—¿Estás segura?
—Sí, hazlo.
Le sonrío con una mirada de aprobación frente al espejo. Me devuelve un gesto de asentimiento. Allá vamos.
La tijera se cuela entre mis cabellos, tímida primero, intrépida después. Los mechones comienzan a caer al suelo en un baile suave que me reconforta. Algunos me rozan los brazos con su cosquilleo, como queriendo acariciarme en última instancia, retenerse en mí seductores. Los aparto con cuidado, los dejo ir. Me observo la cabeza en su proceso, a medias entre el pasado y el futuro, sintiéndome como una niña aimara en su fiesta de la Rutucha, donde se les corta el cabello por primera vez simbolizando así su presentación en sociedad.
El ritual del corte del cabello no es exclusivo de las culturas indígenas de muchas regiones del mundo que lo toman como un acontecimiento sagrado desde hace milenios. El símbolo ha llegado hasta nuestros días modernos y occidentales como la materialización de un cambio, la necesidad de romper con la dinámica establecida y de dar paso a nuevas oportunidades, a lo que esté por llegar. Quizá por eso hoy pido una revolución entre tijeretazo y tijeretazo mientras divago.
Con mi melena dejo ir también las malas vibras, los sinsabores, las lágrimas, las cadenas que me atan no sé muy bien a qué ni a quién. Ya no más. Desecho los momentos amargos que no merecen la pena, todo aquello que no construye ni aporta. Rompo con quien ya ha roto conmigo con su actitud, agotada de remendar los lazos de los desplantes, del egoísmo, de la indiferencia y el desinterés. Cansada de sacrificar mis sueños, mis planes, mis deseos, y de tener que guardarlos en un cajón hasta que alguien más se decida a abrirlo cuando le convenga. Muy harta de anteponer a quien no me antepone y de verme relegada a esos rincones oscuros y callados que no merezco. Sé que una visita a la peluquería no solucionará mágicamente mis problemas, ni mis miedos ni mis dudas, pero ¿no puede ser esta una manera de representar el desencadenante de lo que durante meses se ha ido gestando en mí en silencio? Como la última gota que, aunque sea ligera y para otros carezca de importancia, es capaz de colmar un vaso al límite del aguante y el desbordamiento.

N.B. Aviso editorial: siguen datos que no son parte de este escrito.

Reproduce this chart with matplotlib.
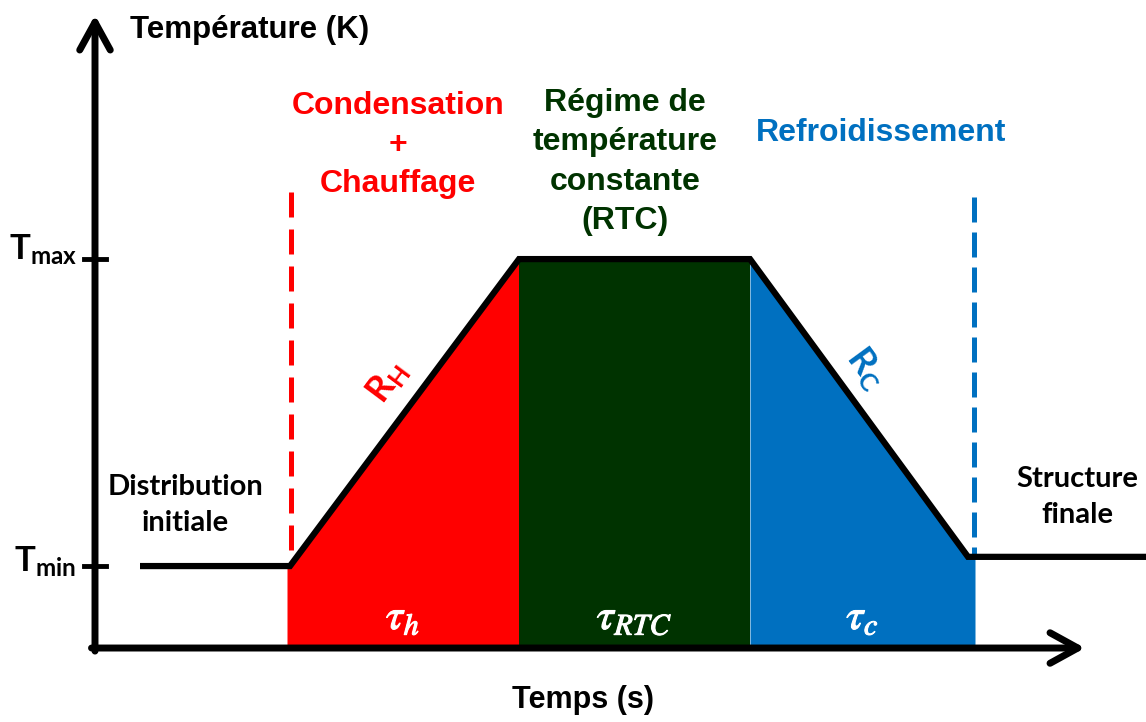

El pelo revuelto por el secador, mucho más corto ahora yendo de un lado para otro, me alivia. Me siento más guapa, segura y fortalecida, al contrario de lo que le ocurría a Sansón con sus siete trenzas. Salgo a la calle y me fundo con el sol, con los colores y el gentío. Todo me parece más brillante, más vivo. Incluso yo misma me percibo con una nueva luz. El aire fresco me sopla en la nuca, recordándome que la llevo al descubierto, desnuda. Me gusta la sensación de libertad que me recorre por la columna, bajando por todo mi cuerpo hasta mis pies, que caminan sin rumbo fijo pero decididos a cerrar un ciclo tristemente desgastado, mientras mi alma se abre valiente a todo lo nuevo que está por suceder.
Una mujer que se corta el cabello está a punto de cambiar su vida —Coco Chanel.